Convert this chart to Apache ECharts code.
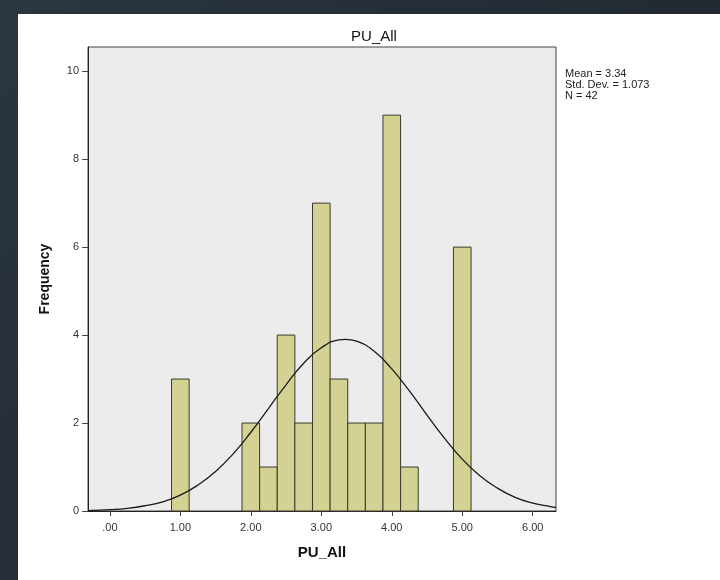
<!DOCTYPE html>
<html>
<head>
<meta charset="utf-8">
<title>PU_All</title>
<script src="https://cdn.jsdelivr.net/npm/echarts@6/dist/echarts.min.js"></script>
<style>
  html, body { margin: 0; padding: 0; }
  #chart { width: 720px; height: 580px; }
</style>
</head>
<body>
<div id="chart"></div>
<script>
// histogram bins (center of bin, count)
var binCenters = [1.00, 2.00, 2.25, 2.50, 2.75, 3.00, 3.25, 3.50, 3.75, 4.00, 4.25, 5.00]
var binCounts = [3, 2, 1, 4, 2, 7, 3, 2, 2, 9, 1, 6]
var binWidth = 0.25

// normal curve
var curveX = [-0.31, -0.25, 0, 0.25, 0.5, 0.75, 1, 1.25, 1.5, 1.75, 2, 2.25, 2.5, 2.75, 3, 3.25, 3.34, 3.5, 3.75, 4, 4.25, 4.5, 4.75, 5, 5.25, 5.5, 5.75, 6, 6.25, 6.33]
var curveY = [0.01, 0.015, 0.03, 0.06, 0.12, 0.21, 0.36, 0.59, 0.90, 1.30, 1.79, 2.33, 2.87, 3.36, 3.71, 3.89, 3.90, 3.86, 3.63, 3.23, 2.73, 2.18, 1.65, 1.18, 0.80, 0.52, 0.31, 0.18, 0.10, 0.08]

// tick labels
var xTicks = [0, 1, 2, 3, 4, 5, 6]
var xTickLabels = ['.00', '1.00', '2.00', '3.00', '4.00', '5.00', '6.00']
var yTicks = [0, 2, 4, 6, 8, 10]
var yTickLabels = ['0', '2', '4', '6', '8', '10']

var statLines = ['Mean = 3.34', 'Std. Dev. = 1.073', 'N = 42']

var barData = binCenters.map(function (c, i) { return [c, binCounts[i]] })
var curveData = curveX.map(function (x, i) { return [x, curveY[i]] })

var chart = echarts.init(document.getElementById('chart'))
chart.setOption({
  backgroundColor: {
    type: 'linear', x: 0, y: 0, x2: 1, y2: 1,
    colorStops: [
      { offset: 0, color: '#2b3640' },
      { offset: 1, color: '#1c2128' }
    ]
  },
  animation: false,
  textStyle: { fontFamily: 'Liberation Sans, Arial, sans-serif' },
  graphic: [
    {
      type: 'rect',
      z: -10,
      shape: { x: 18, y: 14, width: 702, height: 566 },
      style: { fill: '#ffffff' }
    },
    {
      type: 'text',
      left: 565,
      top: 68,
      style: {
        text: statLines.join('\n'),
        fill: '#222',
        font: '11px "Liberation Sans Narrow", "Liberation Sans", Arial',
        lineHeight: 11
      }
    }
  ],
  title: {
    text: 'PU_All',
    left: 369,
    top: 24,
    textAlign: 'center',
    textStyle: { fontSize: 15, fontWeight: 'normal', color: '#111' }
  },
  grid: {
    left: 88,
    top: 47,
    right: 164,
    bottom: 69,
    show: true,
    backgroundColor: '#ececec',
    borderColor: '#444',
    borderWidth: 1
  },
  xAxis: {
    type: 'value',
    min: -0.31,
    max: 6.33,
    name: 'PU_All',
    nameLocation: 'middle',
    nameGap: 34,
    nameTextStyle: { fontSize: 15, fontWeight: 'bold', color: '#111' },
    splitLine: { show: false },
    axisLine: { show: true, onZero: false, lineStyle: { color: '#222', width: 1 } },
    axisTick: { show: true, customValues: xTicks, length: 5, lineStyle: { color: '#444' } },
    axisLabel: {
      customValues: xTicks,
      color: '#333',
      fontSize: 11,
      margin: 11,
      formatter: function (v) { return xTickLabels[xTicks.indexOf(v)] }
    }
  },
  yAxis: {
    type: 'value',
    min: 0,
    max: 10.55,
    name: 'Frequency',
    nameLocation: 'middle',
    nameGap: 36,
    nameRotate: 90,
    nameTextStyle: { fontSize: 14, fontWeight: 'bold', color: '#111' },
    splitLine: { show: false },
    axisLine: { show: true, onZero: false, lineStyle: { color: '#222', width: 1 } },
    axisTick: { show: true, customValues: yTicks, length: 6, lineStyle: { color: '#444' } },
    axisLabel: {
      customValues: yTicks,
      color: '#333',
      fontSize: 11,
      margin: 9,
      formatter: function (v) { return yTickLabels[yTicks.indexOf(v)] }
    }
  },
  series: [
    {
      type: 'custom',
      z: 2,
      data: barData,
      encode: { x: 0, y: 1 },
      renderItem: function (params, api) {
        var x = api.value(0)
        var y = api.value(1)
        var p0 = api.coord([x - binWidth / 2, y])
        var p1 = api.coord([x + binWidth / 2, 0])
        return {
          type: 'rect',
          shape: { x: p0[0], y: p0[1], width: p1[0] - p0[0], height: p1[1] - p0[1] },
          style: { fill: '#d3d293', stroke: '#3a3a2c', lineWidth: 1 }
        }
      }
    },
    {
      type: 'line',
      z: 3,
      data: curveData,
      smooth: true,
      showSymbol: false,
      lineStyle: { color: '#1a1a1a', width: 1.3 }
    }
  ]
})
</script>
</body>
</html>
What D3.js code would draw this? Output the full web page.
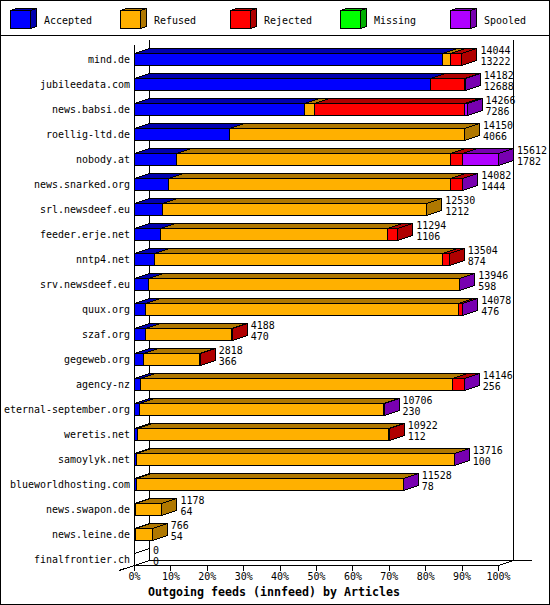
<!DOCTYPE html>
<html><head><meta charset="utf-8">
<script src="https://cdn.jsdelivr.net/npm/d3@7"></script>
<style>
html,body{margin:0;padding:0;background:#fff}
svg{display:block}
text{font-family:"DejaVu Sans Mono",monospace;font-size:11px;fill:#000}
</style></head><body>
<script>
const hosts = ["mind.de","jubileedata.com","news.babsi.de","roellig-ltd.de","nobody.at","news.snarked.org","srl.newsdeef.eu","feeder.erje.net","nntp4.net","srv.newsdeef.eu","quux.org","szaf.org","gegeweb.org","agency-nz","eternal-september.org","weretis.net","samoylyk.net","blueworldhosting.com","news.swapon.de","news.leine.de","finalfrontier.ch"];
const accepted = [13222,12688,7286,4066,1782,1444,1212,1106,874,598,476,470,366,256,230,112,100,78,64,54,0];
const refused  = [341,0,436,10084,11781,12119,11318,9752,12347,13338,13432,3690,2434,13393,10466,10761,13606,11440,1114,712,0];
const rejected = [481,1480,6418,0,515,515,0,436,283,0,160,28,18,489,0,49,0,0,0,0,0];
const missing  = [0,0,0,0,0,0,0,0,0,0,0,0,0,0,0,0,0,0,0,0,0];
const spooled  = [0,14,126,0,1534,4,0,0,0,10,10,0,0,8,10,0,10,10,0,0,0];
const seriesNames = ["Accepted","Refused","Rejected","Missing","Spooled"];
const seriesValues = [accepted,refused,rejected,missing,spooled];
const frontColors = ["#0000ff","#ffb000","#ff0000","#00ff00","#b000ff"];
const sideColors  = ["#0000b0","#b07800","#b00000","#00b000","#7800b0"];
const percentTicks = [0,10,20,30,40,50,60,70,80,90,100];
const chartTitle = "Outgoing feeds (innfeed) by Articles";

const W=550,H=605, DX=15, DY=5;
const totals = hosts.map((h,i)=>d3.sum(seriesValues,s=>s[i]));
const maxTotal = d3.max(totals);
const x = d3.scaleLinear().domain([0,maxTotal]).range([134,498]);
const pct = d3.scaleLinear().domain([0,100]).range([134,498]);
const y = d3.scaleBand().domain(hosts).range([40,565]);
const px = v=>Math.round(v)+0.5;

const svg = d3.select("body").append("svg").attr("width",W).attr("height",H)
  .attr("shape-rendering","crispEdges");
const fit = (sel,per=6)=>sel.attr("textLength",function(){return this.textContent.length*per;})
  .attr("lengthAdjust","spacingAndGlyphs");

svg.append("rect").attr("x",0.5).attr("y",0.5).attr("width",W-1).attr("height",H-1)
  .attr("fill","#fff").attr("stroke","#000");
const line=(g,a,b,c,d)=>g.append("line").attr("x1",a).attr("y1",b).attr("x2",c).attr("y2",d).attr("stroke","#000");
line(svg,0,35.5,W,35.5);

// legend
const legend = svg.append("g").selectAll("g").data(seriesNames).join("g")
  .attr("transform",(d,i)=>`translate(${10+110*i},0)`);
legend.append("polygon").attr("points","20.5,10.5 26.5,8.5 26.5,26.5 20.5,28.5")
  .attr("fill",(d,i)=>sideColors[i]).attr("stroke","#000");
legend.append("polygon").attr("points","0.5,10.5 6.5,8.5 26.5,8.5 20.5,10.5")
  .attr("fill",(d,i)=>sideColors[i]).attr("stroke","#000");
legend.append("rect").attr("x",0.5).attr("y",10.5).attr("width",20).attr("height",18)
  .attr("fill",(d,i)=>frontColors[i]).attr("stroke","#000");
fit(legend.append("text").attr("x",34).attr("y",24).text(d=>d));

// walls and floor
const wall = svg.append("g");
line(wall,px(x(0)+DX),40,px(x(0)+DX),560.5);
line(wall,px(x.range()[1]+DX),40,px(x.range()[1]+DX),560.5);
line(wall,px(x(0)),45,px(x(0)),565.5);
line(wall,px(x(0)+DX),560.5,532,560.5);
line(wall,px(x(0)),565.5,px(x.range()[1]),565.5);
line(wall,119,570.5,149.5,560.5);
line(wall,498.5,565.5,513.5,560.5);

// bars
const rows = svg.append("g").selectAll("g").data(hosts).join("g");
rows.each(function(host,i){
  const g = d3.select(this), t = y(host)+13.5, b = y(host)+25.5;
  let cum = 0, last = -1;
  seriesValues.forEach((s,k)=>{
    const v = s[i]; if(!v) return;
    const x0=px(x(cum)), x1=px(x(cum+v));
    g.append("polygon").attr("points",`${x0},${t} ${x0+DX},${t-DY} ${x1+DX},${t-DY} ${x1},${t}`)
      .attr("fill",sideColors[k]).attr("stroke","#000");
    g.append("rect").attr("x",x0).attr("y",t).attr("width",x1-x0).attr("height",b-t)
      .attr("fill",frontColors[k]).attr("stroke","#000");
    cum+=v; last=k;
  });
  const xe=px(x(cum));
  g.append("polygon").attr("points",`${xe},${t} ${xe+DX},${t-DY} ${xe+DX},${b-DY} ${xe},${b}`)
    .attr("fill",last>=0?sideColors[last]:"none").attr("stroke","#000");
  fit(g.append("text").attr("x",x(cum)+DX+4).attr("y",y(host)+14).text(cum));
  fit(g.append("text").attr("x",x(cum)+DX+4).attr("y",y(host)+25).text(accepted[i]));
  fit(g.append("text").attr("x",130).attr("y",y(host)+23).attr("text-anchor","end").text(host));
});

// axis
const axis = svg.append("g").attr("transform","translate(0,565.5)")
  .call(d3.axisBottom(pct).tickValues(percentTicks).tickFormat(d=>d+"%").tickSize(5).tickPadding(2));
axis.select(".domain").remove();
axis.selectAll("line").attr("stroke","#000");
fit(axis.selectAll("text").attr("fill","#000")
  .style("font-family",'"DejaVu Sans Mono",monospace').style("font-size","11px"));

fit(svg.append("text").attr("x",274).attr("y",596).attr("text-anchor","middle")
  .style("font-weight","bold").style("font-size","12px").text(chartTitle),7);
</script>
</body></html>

- Written instruction -
Report how many lines of the data hold the string "this"; give only the number.

- Result -
4